NEW DELHI: Optimistic GDP growth forecasts for FY25 depend on strong government investment and effective inflation control for India to achieve growth above 7 per cent, according to Ernst & Young (EY) report.
Recent reports indicate a mixed outlook, with the Reserve Bank of India (RBI) maintaining a cautious stance on monetary policy amid rising inflation.
In September 2024, the Consumer Price Index (CPI) inflation was recorded at 5.5 per cent, taking the average inflation for the second quarter of FY24 to 4.2 per cent, slightly above the RBI’s expected target of 4.1 per cent.
Projections for the third quarter suggest that CPI inflation could rise to 4.8 percent, potentially delaying interest rate cuts by the RBI, especially as inflation continues to exceed the desired average target.
During its monetary policy review in October, the RBI decided to maintain the repo rate at 6.5 percent in light of the global trend towards rate cuts, including a 50 basis point cut by the US Federal Reserve in September.
Despite this, the RBI remains optimistic about India’s real GDP growth for FY25, forecasting 7.2 percent, driven by expected strong growth in private consumption and investment. However, there is significant downside risk, mainly due to a 19.5 percent contraction in public investment, which is crucial for maintaining economic momentum.
For the remainder of the fiscal year, the robust performance of personal tax revenues – growing by 25.5 percent – contrasts with negative corporate tax revenue growth of -6.0 percent. This highlights the challenge of meeting government budgeted growth targets, especially as capital expenditure also faces a sharp decline.
Recent high-frequency economic data indicates a moderation in growth momentum. The Manufacturing Purchasing Managers’ Index (PMI) fell to 56.5 in September, while the services PMI fell below 60 for the first time since January 2024, indicating a slowdown in production and new orders.
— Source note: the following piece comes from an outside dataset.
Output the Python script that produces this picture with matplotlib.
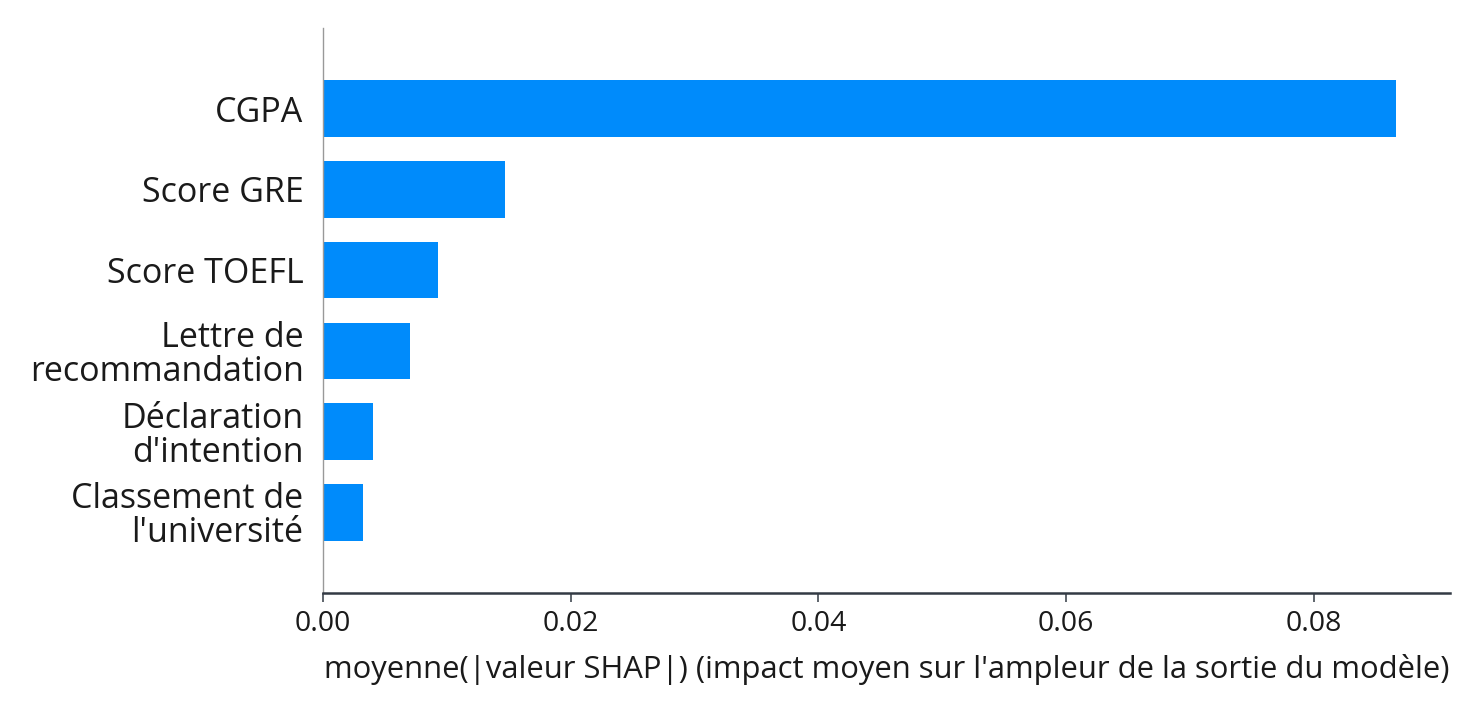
import numpy as np
import matplotlib
matplotlib.use("Agg")
import matplotlib.pyplot as plt

# --- data ---
features = ["Classement de\nl'université", "Déclaration\nd'intention", "Lettre de\nrecommandation",
            "Score TOEFL", "Score GRE", "CGPA"]
mean_shap = [0.0032, 0.0040, 0.0070, 0.0093, 0.0147, 0.0866]
xticks = [0.00, 0.02, 0.04, 0.06, 0.08]
xlabel = "moyenne(|valeur SHAP|) (impact moyen sur l'ampleur de la sortie du modèle)"

BLUE = "#008bfb"
plt.rcParams["font.family"] = ["Open Sans", "DejaVu Sans"]

fig = plt.figure(figsize=(14.77, 7.2), dpi=100)
ax = fig.add_axes([323 / 1477, 1 - 593 / 720, (1450 - 323) / 1477, (593 - 28) / 720])

ypos = np.arange(len(features))
ax.barh(ypos, mean_shap, height=0.7, color=BLUE, align="center")

ax.set_yticks(ypos)
ax.set_yticklabels(features, fontsize=24.5, color="#1a1a1a", linespacing=1.0)
ax.set_xticks(xticks)
ax.set_xticklabels([f"{t:.2f}" for t in xticks], fontsize=20.5, color="#1a1a1a")
ax.set_xlim(0, 0.091)
ax.set_ylim(-1, len(features))
ax.set_xlabel(xlabel, fontsize=22.3, color="#1a1a1a", labelpad=11)

ax.spines["top"].set_visible(False)
ax.spines["right"].set_visible(False)
ax.spines["left"].set_color("#999999")
ax.spines["left"].set_linewidth(1.0)
ax.spines["bottom"].set_color("#333a44")
ax.spines["bottom"].set_linewidth(1.8)
ax.tick_params(axis="y", length=0, pad=14)
ax.tick_params(axis="x", length=6.5, width=1.1, color="#333a44", pad=6)

fig.savefig("out.png", dpi=100, facecolor="white")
In addition, the Industrial Production Index (IIP) contracted for the first time since October 2022, reflecting broader economic challenges.
The International Monetary Fund (IMF) has forecast a moderation in India’s GDP growth from 8.2 percent in FY24 to 7 percent in FY25 and further to 6.5 percent in FY26, attributing the slowdown to the depletion of pent-up demand from the Indian economy. pandemic.
Maintaining growth momentum requires accelerated public investment to avoid crowding out private sector initiatives.